As the missing ‘others’, in Douglas Coupland’s 1991 generation defining book ‘Generation X: Tales for an Accelerated Culture’, many of us felt marginalised by our times. We followed Andy, Dag, Claire, Tobias, Elvissa and Tyler into the desert of ambition, no future, veal fattening pens, Mc jobs. Working for the lowest wages, giving nothing but physical labour, we were able to distance ourselves from the corporate masters, by not betraying the integrity of our beautiful minds. In this land of make-believe, we made space for imaginations to stay alive, despite the encroaching desertification of neoliberalism. Although we did not believe anything to be true, except our suffering, these fertile minds were irrigated by Curt Cobain’s 1991 “territorial pissing”.
Come on people now
Smile on your brother
Everybody get together
Try to love one another
Right now
I spent the next decade or so filling time, pissing in the wind, trying to find myself in this alienating world. For a while, I found truth in the physical labour of manual graft. I repudiated my acceptance of the system by withholding my intelligence from actively promoting capitalistic gain, either for me or on behalf of the companies I worked for. In my early 20s myself defeating rebellion flipped burgers and cleaned bins in a MacDonald’s, where I experienced first-hand the detachment of my physical self from consciousness. The repetitive deskilled actions tearing away any creative aspect of being replacing, human spirit with mechanical production line, junk food and fatty liver. I picked orders in an Argos warehouse, running up and down the aisles of consumer goods.
I pushed barrows of concrete that lay the foundations for the parameter fence of Doncaster maximum security prison. With a ragtag gang of labourers, ex-convicts and school dossers, washing high walls with sulphuric acid, in between cigarette breaks. I cleaned the toilets on a building site, Monday morning toilets meet the weekend before. Guinness, greasy breakfasts, kebab meat, chips, cigarette smoke, stink, muddy boot footprints. I filed paper in an office and pulled pints for angry punks in a rock venue, and popped champagne corks for lunchtime lawyers whilst they fondled their mistresses in an underground wine bar. I rolled out lawn turf in the snow of bleak midwinter, but above all I refused to sell my integrity. Back then, as now I took time to scribble down my thoughts through prose and verse. Often after a frustrating day, keeping my mind together in a world where I felt out of place, this world I later came to perceive as Mark Fisher’s capitalist realism.
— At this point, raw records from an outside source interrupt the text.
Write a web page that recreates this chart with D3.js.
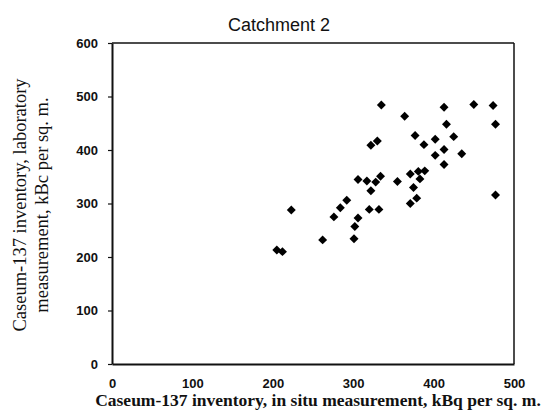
<!DOCTYPE html>
<html><head><meta charset="utf-8">
<script src="https://cdn.jsdelivr.net/npm/d3@7"></script>
<style>body{margin:0;background:#fff}svg{display:block}</style>
</head><body>
<script>
const inSitu = [205,212,223,262,276,284,292,301,302,306,306,317,320,322,322,328,332,330,334,335,355,364,371,371,375,379,377,381,383,388,389,402,402,413,413,413,416,425,435,450,474,477,477];
const laboratory = [213,210,288,232,275,292,306,234,257,273,345,342,289,324,409,340,289,417,351,484,341,463,300,355,330,310,427,360,346,410,361,420,390,480,401,373,448,425,393,485,483,448,316];
const xTicks = [0,100,200,300,400,500];
const yTicks = [0,100,200,300,400,500,600];
const title = "Catchment 2";
const xLabel = "Caseum-137 inventory, in situ measurement, kBq per sq. m.";
const yLabel1 = "Caseum-137 inventory, laboratory";
const yLabel2 = "measurement, kBc per sq. m.";

const W=544,H=412;
const svg=d3.select("body").append("svg").attr("width",W).attr("height",H);
const x=d3.scaleLinear().domain([0,500]).range([112,514]);
const y=d3.scaleLinear().domain([0,600]).range([364,43]);

// frame
svg.append("line").attr("x1",x(0)).attr("x2",x(500)).attr("y1",y(600)).attr("y2",y(600)).attr("stroke","#111").attr("stroke-width",1.5);
svg.append("line").attr("x1",x(500)).attr("x2",x(500)).attr("y1",y(600)).attr("y2",y(0)).attr("stroke","#111").attr("stroke-width",1.5);

const yAxis=svg.append("g").attr("transform",`translate(${x(0)},0)`)
  .call(d3.axisLeft(y).tickValues(yTicks).tickSize(4).tickSizeOuter(0).tickPadding(10));
yAxis.select(".domain").attr("stroke","#111").attr("stroke-width",2);
yAxis.selectAll(".tick line").attr("stroke","#111").attr("stroke-width",1.2);
yAxis.selectAll("text").attr("font-family","Liberation Sans, Arial, sans-serif").attr("font-weight","bold").attr("font-size",13).attr("fill","#111");

const xAxis=svg.append("g").attr("transform",`translate(0,${y(0)})`)
  .call(d3.axisBottom(x).tickValues(xTicks).tickSize(0).tickSizeOuter(0).tickPadding(15));
xAxis.select(".domain").attr("stroke","#111").attr("stroke-width",2);
xAxis.selectAll("text").attr("font-family","Liberation Sans, Arial, sans-serif").attr("font-weight","bold").attr("font-size",13).attr("fill","#111");

// points
const pts=d3.range(inSitu.length).map(i=>({x:inSitu[i],y:laboratory[i]}));
svg.append("g").selectAll("path").data(pts).join("path")
  .attr("d",d3.symbol(d3.symbolSquare,40))
  .attr("transform",d=>`translate(${x(d.x)},${y(d.y)}) rotate(45)`)
  .attr("fill","#000");

svg.append("text").attr("x",279).attr("y",31).attr("text-anchor","middle")
  .attr("font-family","Liberation Sans, Arial, sans-serif").attr("font-size",18).attr("fill","#111").text(title);

svg.append("text").attr("x",318).attr("y",406).attr("text-anchor","middle")
  .attr("font-family","Liberation Serif, Times New Roman, serif").attr("font-weight","bold").attr("font-size",17.5).attr("fill","#111").text(xLabel);

svg.append("text").attr("transform","translate(26,205) rotate(-90)").attr("text-anchor","middle")
  .attr("font-family","Liberation Serif, Times New Roman, serif").attr("font-size",18.5).attr("fill","#111").text(yLabel1);
svg.append("text").attr("transform","translate(48,205) rotate(-90)").attr("text-anchor","middle")
  .attr("font-family","Liberation Serif, Times New Roman, serif").attr("font-size",18.5).attr("fill","#111").text(yLabel2);
</script>
</body></html>
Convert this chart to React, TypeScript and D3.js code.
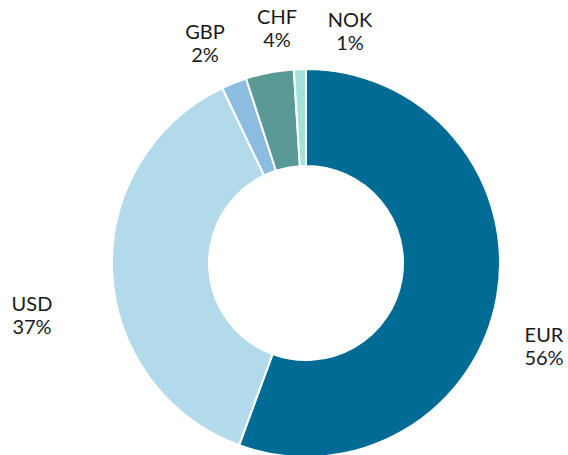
import React from "react";
import * as d3 from "d3";

const currencies = ["EUR", "USD", "GBP", "CHF", "NOK"];
const shares = [55.6, 37.3, 2.1, 4.0, 1.0];
const colors = ["#006c96", "#b2daeb", "#8cbde1", "#5a9a96", "#a3e2d8"];

// label anchor (centre of the two-line label, first baseline) relative to the chart centre
const labelLayout: Record<string, [number, number]> = {
  EUR: [238, 79],
  USD: [-274, 48],
  GBP: [-101, -224],
  CHF: [-29, -239.5],
  NOK: [44, -236],
};

const W = 568;
const H = 455;
const cx = 306;
const cy = 263;
const R = 194;
const r = 97;

export default function App() {
  const data = currencies.map((c, i) => ({ c, v: shares[i], color: colors[i] }));
  const pie = d3
    .pie<{ c: string; v: number; color: string }>()
    .value((d) => d.v)
    .sort(null);
  const arc = d3
    .arc<d3.PieArcDatum<{ c: string; v: number; color: string }>>()
    .innerRadius(r)
    .outerRadius(R);
  const arcs = pie(data);
  return (
    <svg
      width={W}
      height={H}
      style={{ position: "absolute", left: 0, top: 0, background: "#fff" }}
    >
      <g transform={`translate(${cx},${cy})`}>
        {arcs.map((a) => (
          <path
            key={a.data.c}
            d={arc(a) || ""}
            fill={a.data.color}
            stroke="#fff"
            strokeWidth={2}
            strokeLinejoin="round"
          />
        ))}
        {arcs.map((a) => {
          const [lx, ly] = labelLayout[a.data.c];
          return (
            <text
              key={"l" + a.data.c}
              x={lx}
              y={ly}
              textAnchor="middle"
              fontFamily="Lato, sans-serif"
              fontSize={20}
              fill="#1a1a1a"
            >
              <tspan x={lx}>{a.data.c}</tspan>
              <tspan x={lx} dy={23.3}>
                {Math.round(a.data.v) + "%"}
              </tspan>
            </text>
          );
        })}
      </g>
    </svg>
  );
}
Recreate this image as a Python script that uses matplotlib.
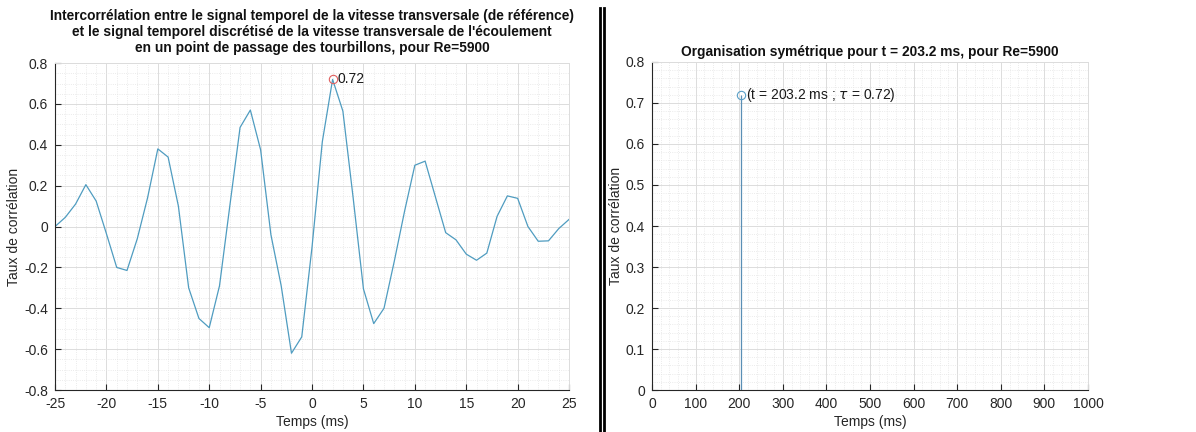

Those of us on the subcultural fringes of society, viewed Britpop’s popular take on English Britishness, that accompanied New Labour’s mid 1990s ascendancy to power, as a bit so-so. Perhaps this is because Tony Blair sought to brand himself as part of “Cool Britannia”, by the political press. This moment in popular culture reflected, the lifestyle choices of ‘Third Way’ politics, where pop songs like Oasis’ ‘Don’t Look Back in Anger’, reflected the apoliticism of ‘the common man’ extracted from history, stripped of radicalism, and transplanted into the same dull suburban lifestyle choices that lead Renton trainspotting on the ceiling, cold turkey in bed. Meanwhile the rusty steel irony of Sheffield based band Pulp, Jarvis Cocker wryly articulated northern tails of artistic squalor and a rejection of hum drum conformity, quirky, cool.
Mannheim calls such cohorts ‘a generation in actuality’, that holds within it key ideas, ideals and attitudes that solidify as something greater than the sum of its parts. Although not all members of this generation might share the same sense of generational location, owing to structural factors such as, gender, ethnicity, and social class, which is especially true in the UK, which is massively stratified by social class. To what extent does this generations perspective, offer us a different way forward from the capitalist reality of the forever now?